------ Stored data ------

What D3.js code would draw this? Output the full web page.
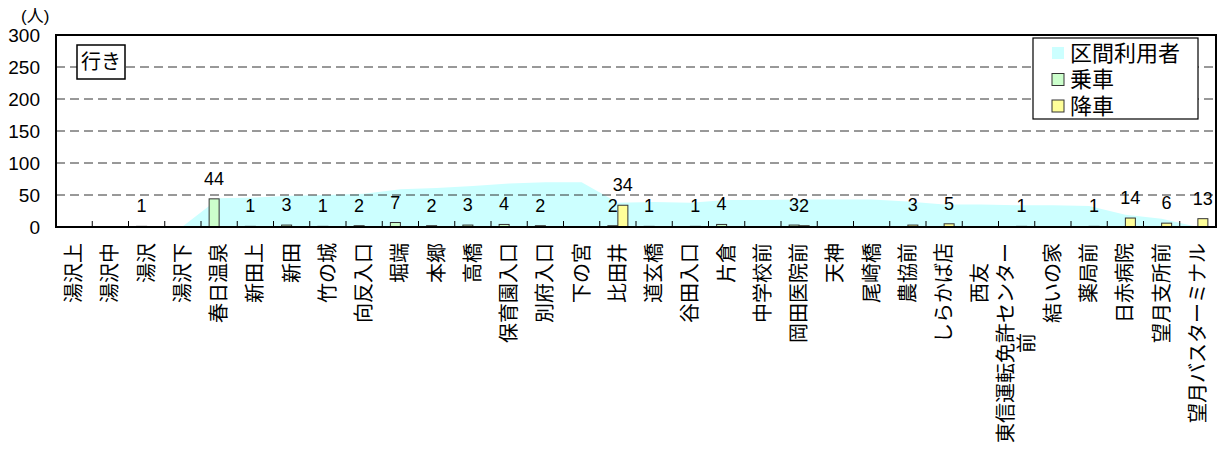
<!DOCTYPE html>
<html>
<head>
<meta charset="utf-8">
<script src="https://cdn.jsdelivr.net/npm/d3@7"></script>
<style>
  body { margin: 0; background: #fff; }
  text { font-family: "Liberation Sans", "Noto Sans CJK JP", sans-serif; fill: #000; }
</style>
</head>
<body>
<div id="chart"></div>
<script>
// Bus stops (outbound), "\n" = wrapped label line
var stops = ["湯沢上", "湯沢中", "湯沢", "湯沢下", "春日温泉", "新田上", "新田", "竹の城", "向反入口", "堀端",
  "本郷", "高橋", "保育園入口", "別府入口", "下の宮", "比田井", "道玄橋", "谷田入口", "片倉", "中学校前",
  "岡田医院前", "天神", "尾崎橋", "農協前", "しらかば店", "西友\u3000", "東信運転免許センター\n前", "結いの家", "薬局前", "日赤病院",
  "望月支所前", "望月バスターミナル"];

// 区間利用者 (riders on board per section)
var riders = [0, 0, 1, 1, 45, 46, 49, 50, 52, 59, 61, 64, 68, 70, 70, 38, 39, 38, 42, 42,
  43, 43, 43, 40, 35, 35, 34, 34, 33, 19, 13, 0];
// 乗車 (boarding)
var boarding = [0, 0, 1, 0, 44, 1, 3, 1, 2, 7, 2, 3, 4, 2, 0, 2, 1, 0, 4, 0,
  3, 0, 0, 0, 0, 0, 0, 0, 0, 0, 0, 0];
// 降車 (alighting)
var alighting = [0, 0, 0, 0, 0, 0, 0, 0, 0, 0, 0, 0, 0, 0, 0, 34, 0, 1, 0, 0,
  2, 0, 0, 3, 5, 0, 1, 0, 1, 14, 6, 13];

var yTicks = [0, 50, 100, 150, 200, 250, 300];

var colors = {riders: "#ccffff", boarding: "#ccffcc", alighting: "#ffff99"};

var width = 1223, height = 458;
var margin = {top: 35, right: 7, bottom: 231, left: 56};
var plotW = width - margin.left - margin.right,
    plotH = height - margin.top - margin.bottom;

var svg = d3.select("#chart").append("svg")
  .attr("width", width)
  .attr("height", height);

var g = svg.append("g")
  .attr("transform", "translate(" + margin.left + "," + margin.top + ")");

var x = d3.scaleBand().domain(d3.range(stops.length)).range([0, plotW]);
var y = d3.scaleLinear().domain([0, 300]).range([plotH, 0]);
var barW = 10;

// area of riders
var area = d3.area()
  .x(function(d, i) { return x(i) + x.bandwidth() / 2; })
  .y0(y(0))
  .y1(function(d) { return y(d); });

g.append("path")
  .datum(riders)
  .attr("d", area)
  .style("fill", colors.riders);

// gridlines
g.selectAll(".grid")
  .data(yTicks.filter(function(d) { return d > 0 && d < 300; }))
  .enter().append("line")
    .attr("x1", 0).attr("x2", plotW)
    .attr("y1", function(d) { return y(d); })
    .attr("y2", function(d) { return y(d); })
    .style("stroke", "#333")
    .style("stroke-width", 1)
    .style("stroke-dasharray", "9,5");

// bars
function drawBars(values, offset, color) {
  var items = values.map(function(v, i) { return {i: i, v: v}; }).filter(function(d) { return d.v > 0; });
  g.selectAll(null)
    .data(items)
    .enter().append("rect")
      .attr("x", function(d) { return x(d.i) + x.bandwidth() / 2 + offset; })
      .attr("y", function(d) { return y(d.v); })
      .attr("width", barW)
      .attr("height", function(d) { return y(0) - y(d.v); })
      .style("fill", color)
      .style("stroke", "#333")
      .style("stroke-width", 1);
  g.selectAll(null)
    .data(items)
    .enter().append("text")
      .attr("x", function(d) { return x(d.i) + x.bandwidth() / 2 + offset + barW / 2; })
      .attr("y", function(d) { return y(d.v) - 20; })
      .attr("text-anchor", "middle")
      .attr("dominant-baseline", "central")
      .style("font-size", "18px")
      .text(function(d) { return d.v; });
}
drawBars(boarding, -barW, colors.boarding);
drawBars(alighting, 0, colors.alighting);

// x tick marks (inside)
g.selectAll(".xtick")
  .data(d3.range(1, stops.length))
  .enter().append("line")
    .attr("x1", function(d) { return x(d); })
    .attr("x2", function(d) { return x(d); })
    .attr("y1", plotH)
    .attr("y2", plotH - 6)
    .style("stroke", "#000")
    .style("stroke-width", 1);

// frame
g.append("rect")
  .attr("x", 0).attr("y", 0)
  .attr("width", plotW).attr("height", plotH)
  .style("fill", "none")
  .style("stroke", "#000")
  .style("stroke-width", 2);

// y axis labels
g.selectAll(".ylab")
  .data(yTicks)
  .enter().append("text")
    .attr("x", -16)
    .attr("y", function(d) { return y(d); })
    .attr("text-anchor", "end")
    .attr("dominant-baseline", "central")
    .style("font-size", "19px")
    .text(function(d) { return d; });

svg.append("text")
  .attr("x", 21).attr("y", 16)
  .attr("dominant-baseline", "central")
  .style("font-size", "17px")
  .text("(人)");

// x labels, rotated, wrapped lines centered in the block
var fs = 20, lineH = 21;
stops.forEach(function(name, i) {
  var lines = name.split("\n");
  var lab = g.append("g")
    .attr("transform", "translate(" + (x(i) + x.bandwidth() / 2) + "," + (plotH + 16) + ") rotate(-90)");
  var texts = lines.map(function(line, k) {
    return lab.append("text")
      .attr("text-anchor", "middle")
      .attr("dominant-baseline", "central")
      .attr("y", (k - (lines.length - 1) / 2) * lineH)
      .style("font-size", fs + "px")
      .text(line);
  });
  var maxLen = d3.max(texts, function(t) { return t.node().getComputedTextLength(); });
  texts.forEach(function(t) { t.attr("x", -maxLen / 2); });
});

// "行き" box
var tag = svg.append("g").attr("transform", "translate(77,45)");
tag.append("rect")
  .attr("width", 48).attr("height", 34)
  .style("fill", "#fff")
  .style("stroke", "#000")
  .style("stroke-width", 1.5);
tag.append("text")
  .attr("x", 24).attr("y", 17)
  .attr("text-anchor", "middle")
  .attr("dominant-baseline", "central")
  .style("font-size", "20px")
  .text("行き");

// legend
var legendItems = [
  {label: "区間利用者", color: colors.riders, border: false},
  {label: "乗車", color: colors.boarding, border: true},
  {label: "降車", color: colors.alighting, border: true}
];
var legend = svg.append("g").attr("transform", "translate(1033,38)");
legend.append("rect")
  .attr("width", 165).attr("height", 81)
  .style("fill", "#fff")
  .style("stroke", "#000")
  .style("stroke-width", 1.2);
var rows = legend.selectAll(".row")
  .data(legendItems)
  .enter().append("g")
    .attr("transform", function(d, i) { return "translate(0," + (15 + i * 26.5) + ")"; });
rows.append("rect")
  .attr("x", 19).attr("y", -6)
  .attr("width", 12).attr("height", 12)
  .style("fill", function(d) { return d.color; })
  .style("stroke", function(d) { return d.border ? "#333" : "none"; });
rows.append("text")
  .attr("x", 37)
  .attr("dominant-baseline", "central")
  .style("font-size", "22px")
  .text(function(d) { return d.label; });
</script>
</body>
</html>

------

Problem requirements> Repeat the lines exactly as they stand, from the opening line of the data through the line with "var barW = 10;". Pictures stay out of the copy.

Exercise solution>
What D3.js code would draw this? Output the full web page.
<!DOCTYPE html>
<html>
<head>
<meta charset="utf-8">
<script src="https://cdn.jsdelivr.net/npm/d3@7"></script>
<style>
  body { margin: 0; background: #fff; }
  text { font-family: "Liberation Sans", "Noto Sans CJK JP", sans-serif; fill: #000; }
</style>
</head>
<body>
<div id="chart"></div>
<script>
// Bus stops (outbound), "\n" = wrapped label line
var stops = ["湯沢上", "湯沢中", "湯沢", "湯沢下", "春日温泉", "新田上", "新田", "竹の城", "向反入口", "堀端",
  "本郷", "高橋", "保育園入口", "別府入口", "下の宮", "比田井", "道玄橋", "谷田入口", "片倉", "中学校前",
  "岡田医院前", "天神", "尾崎橋", "農協前", "しらかば店", "西友\u3000", "東信運転免許センター\n前", "結いの家", "薬局前", "日赤病院",
  "望月支所前", "望月バスターミナル"];

// 区間利用者 (riders on board per section)
var riders = [0, 0, 1, 1, 45, 46, 49, 50, 52, 59, 61, 64, 68, 70, 70, 38, 39, 38, 42, 42,
  43, 43, 43, 40, 35, 35, 34, 34, 33, 19, 13, 0];
// 乗車 (boarding)
var boarding = [0, 0, 1, 0, 44, 1, 3, 1, 2, 7, 2, 3, 4, 2, 0, 2, 1, 0, 4, 0,
  3, 0, 0, 0, 0, 0, 0, 0, 0, 0, 0, 0];
// 降車 (alighting)
var alighting = [0, 0, 0, 0, 0, 0, 0, 0, 0, 0, 0, 0, 0, 0, 0, 34, 0, 1, 0, 0,
  2, 0, 0, 3, 5, 0, 1, 0, 1, 14, 6, 13];

var yTicks = [0, 50, 100, 150, 200, 250, 300];

var colors = {riders: "#ccffff", boarding: "#ccffcc", alighting: "#ffff99"};

var width = 1223, height = 458;
var margin = {top: 35, right: 7, bottom: 231, left: 56};
var plotW = width - margin.left - margin.right,
    plotH = height - margin.top - margin.bottom;

var svg = d3.select("#chart").append("svg")
  .attr("width", width)
  .attr("height", height);

var g = svg.append("g")
  .attr("transform", "translate(" + margin.left + "," + margin.top + ")");

var x = d3.scaleBand().domain(d3.range(stops.length)).range([0, plotW]);
var y = d3.scaleLinear().domain([0, 300]).range([plotH, 0]);
var barW = 10;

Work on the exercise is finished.